The grid should be stretched so that the local minimum corresponds to the level of 23.6, and the maximum - to 61.8. Stop Loss order will need to be set slightly below the level of 23.6, and Take Profit should correspond to the value of 100.0. The opening point of the order corresponds to the level of 61.8. It is worth saying that such trading signals on the charts of the BTC / USD pair are generated almost daily, and the accuracy of orders reaches 90%.

Let’s review one more example:

A circle marks a segment of the graph, the minimum / maximum of which were taken as the basis for plotting Fibonacci levels. Please note that this time the local trend is downward, so stretch the grid from the bottom up.
Trading rules are similar to those previously considered. Since the local trend is downward, it will only be necessary to place a Sell Stop order at the level of 61.8. As you can see, the deal closed with profit taking.

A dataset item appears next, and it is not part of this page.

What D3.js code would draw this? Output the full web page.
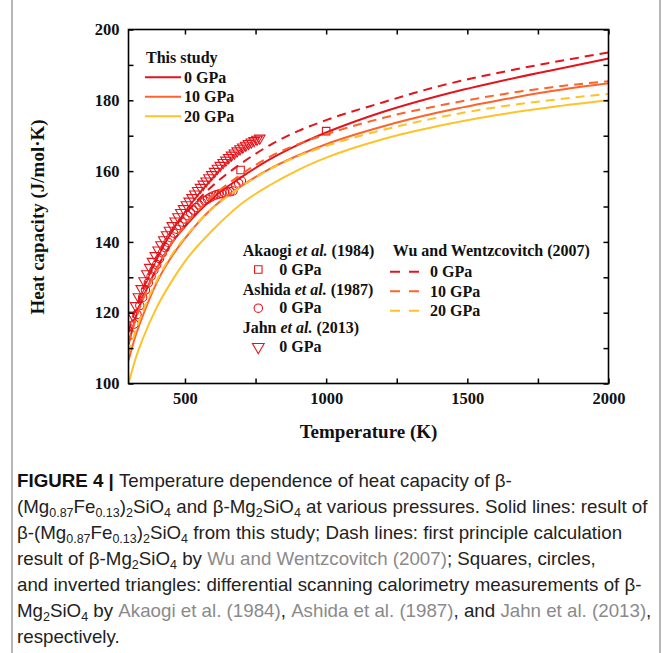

Closing an order at a loss is also possible under the influence of market noise, but this happens quite rarely.

Conclusion


The methods for trading altcoins considered in the article are effective and tested on personal experience, however, novice traders are strongly recommended to familiarize themselves with the strategies presented on a demo account in order to obtain the experience necessary for successful trading. It is also recommended to analyze the history of quotes for a period of at least 6 months. This will allow you to confirm the effectiveness of the considered methods and evaluate the profit potential.

Important! The use of Martingale and averaging methods in combination with the strategies presented is not recommended.

The mentioned strategies are recommended to be used only on the BTC / USD pair, as this is the leading cryptocurrency with high capitalization. It is not possible for large bidders to use the Pump & Dump strategy on such assets.